If the number of COVID-19 patients surges in the next few month as expected, some hospitals could face a severe shortage of intensive care unit beds, according to projections by a team of researchers.
The model developed by the team, which consists of health professionals from the University of Toronto’s Dalla Lana School of Public Health, the Harvard Global Health Institute, and the Harvard T.H. Chan School of Public Health, anticipates that hospitals in many regions would need to increase their ICU bed capacity to meet the demand.
The model estimates the number of ICU beds needed to meet the demands of increased COVID-19 patients under three scenarios, in which 2.5 percent, 5 percent, and 10 percent of the population in Canada became infected over the next four months, as reported by CBC.
In the best-case scenario, hospitals in most provinces would be able to accommodate the increased number of patients, with the exception of Ontario.
As the infection rate climbs, the situation becomes more daunting. In the 5 percent infection scenario, some hospital regions across the country would have to at least double or possibly triple their current ICU bed capacity.
According to the model, some hospital regions in Ontario, Quebec, Saskatchewan, Alberta, and Manitoba would encounter challenges in ICU bed capacity.
“What it’s really showing is that certain areas of the country are better equipped to deal with an acute stress like COVID-19 than others,” Dr. Andrew Boozary, an assistant professor at the Dalla Lana School of Public Health and the co-leader of the research, told CBC.
However, the projections did not take into account government measures to expand ICU bed capacity. For example, the Ontario Ministry of Health has given general approval to public hospitals to operate on other premises under certain conditions.
Boozary said the projections will hopefully prompt health policymakers to pay attention to the “significant challenges” that certain regions would have to confront if the number of cases increase in the coming months.
“The hope is that this effort might spur more transparency about the needs and action on the capacity front,” he said.
Government Modelling Projections
On April 9, the federal government released its own projection model on how the pandemic would unfold over the long term, and it provides a more optimistic view of the infection rate.
It looks at “green zone” scenarios involving strong controls (1-10 percent of the population infected), “blue zone” scenarios with weaker controls (25-50 percent of the population infected), and “red zone” scenarios with no controls at all (70-80 percent infected).
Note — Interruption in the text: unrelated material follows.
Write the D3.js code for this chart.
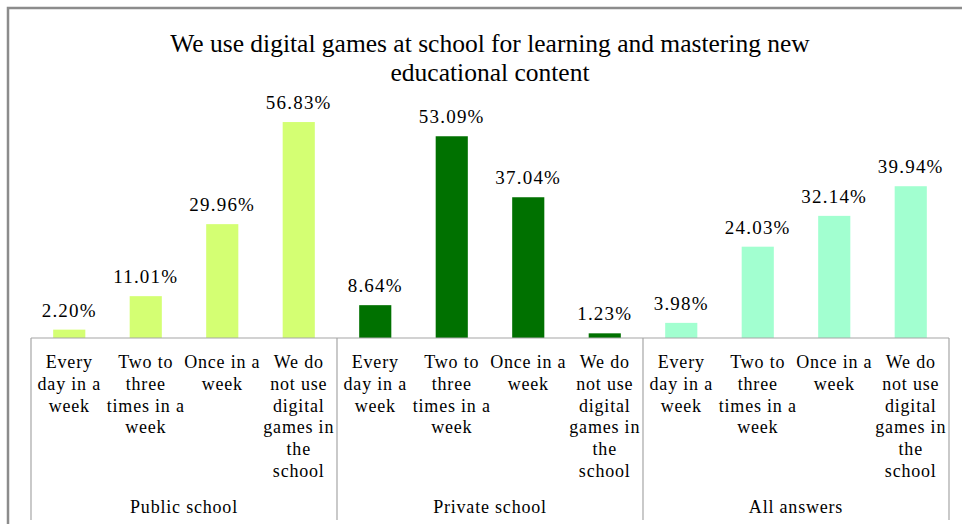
<!DOCTYPE html>
<html>
<head>
<meta charset="utf-8">
<script src="https://cdn.jsdelivr.net/npm/d3@7"></script>
</head>
<body style="margin:0">
<svg width="962" height="524"></svg>
<script>
const titleLines = ["We use digital games at school for learning and mastering new", "educational content"];
const groups = ["Public school", "Private school", "All answers"];
const answers = ["Every day in a week", "Two to three times in a week", "Once in a week", "We do not use digital games in the school"];
const answerLines = [
    ["Every", "day in a", "week"],
    ["Two to", "three", "times in a", "week"],
    ["Once in a", "week"],
    ["We do", "not use", "digital", "games in", "the", "school"]
];
const publicValues = [2.20, 11.01, 29.96, 56.83];
const privateValues = [8.64, 53.09, 37.04, 1.23];
const allValues = [3.98, 24.03, 32.14, 39.94];
const groupColors = ["#d4ff73", "#007100", "#a2ffd0"];

const FONT = "'Times New Roman', 'Liberation Serif', serif";
const svg = d3.select("svg");
const left = 31, right = 949, axisY = 338;

// flatten into rows
const rows = [];
[publicValues, privateValues, allValues].forEach((vals, gi) => {
    vals.forEach((v, ai) => {
        rows.push({ group: groups[gi], gi: gi, ai: ai, key: gi + "-" + ai, value: v });
    });
});

// centre a text on cx without text-anchor
function centre(sel, cx) {
    sel.each(function (d, i) {
        const c = typeof cx === "function" ? cx(d, i) : cx;
        d3.select(this).attr("x", c - this.getComputedTextLength() / 2);
    });
}

// outer frame
svg.append("rect")
    .attr("x", 8).attr("y", 8)
    .attr("width", 980).attr("height", 540)
    .attr("fill", "none")
    .attr("stroke", "#8c8c8c")
    .attr("stroke-width", 2.5);

const x = d3.scaleBand()
    .domain(rows.map(d => d.key))
    .range([left, right])
    .paddingInner(0.58)
    .paddingOuter(0.29);

const step = (right - left) / rows.length;

const y = d3.scaleLinear()
    .domain([0, 60])
    .range([axisY, axisY - 60 * 3.8]);

// title
svg.selectAll("text.title")
    .data(titleLines)
    .enter()
    .append("text")
    .attr("class", "title")
    .attr("y", (d, i) => 52 + i * 29)
    .style("font-family", FONT)
    .attr("font-size", 25.5)
    .text(d => d)
    .call(centre, (left + right) / 2);

// bars
svg.append("g").selectAll("rect")
    .data(rows)
    .enter()
    .append("rect")
    .attr("x", d => x(d.key))
    .attr("width", x.bandwidth())
    .attr("y", d => y(d.value))
    .attr("height", d => y(0) - y(d.value))
    .attr("fill", d => groupColors[d.gi]);

// value labels
svg.selectAll("text.value")
    .data(rows)
    .enter()
    .append("text")
    .attr("class", "value")
    .attr("y", d => y(d.value) - 13)
    .style("font-family", FONT)
    .attr("font-size", 19)
    .attr("letter-spacing", 1.2)
    .text(d => d.value.toFixed(2) + "%")
    .call(centre, d => x(d.key) + x.bandwidth() / 2);

// axis lines
const axis = svg.append("g").attr("stroke", "#a6a6a6").attr("stroke-width", 1.2);
axis.append("line")
    .attr("x1", left).attr("x2", right)
    .attr("y1", axisY).attr("y2", axisY);
d3.range(groups.length + 1).forEach(i => {
    const gx = left + i * step * answers.length;
    axis.append("line")
        .attr("x1", gx).attr("x2", gx)
        .attr("y1", axisY).attr("y2", 520);
});

// category labels
rows.forEach(d => {
    answerLines[d.ai].forEach((line, li) => {
        svg.append("text")
            .attr("y", 368 + li * 21.8)
            .style("font-family", FONT)
            .attr("font-size", 18)
            .attr("letter-spacing", 0.8)
            .text(line)
            .call(centre, x(d.key) + x.bandwidth() / 2);
    });
});

// group labels
svg.selectAll("text.group")
    .data(groups)
    .enter()
    .append("text")
    .attr("class", "group")
    .attr("y", 513)
    .style("font-family", FONT)
    .attr("font-size", 18)
    .attr("letter-spacing", 0.8)
    .text(d => d)
    .call(centre, (d, i) => left + (i + 0.5) * step * answers.length);
</script>
</body>
</html>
Chief Public Health Officer Theresa Tam has said she is hopeful that Canada can stay within the “green zone.” However, to achieve that, a high degree of identified and isolated cases, physical distancing, and quarantine measures will be necessary for the foreseeable future.
Prime Minister Justin Trudeau said upon the release of the data that the current wave of the virus could last until late spring or into summer, with possibly other outbreaks after that.
“This will be the new normal until a vaccine is developed,” he said, adding that the current measures in place to combat the spread will need to continue, noting that Canada is at a “fork in the road” between the best and worst outcomes.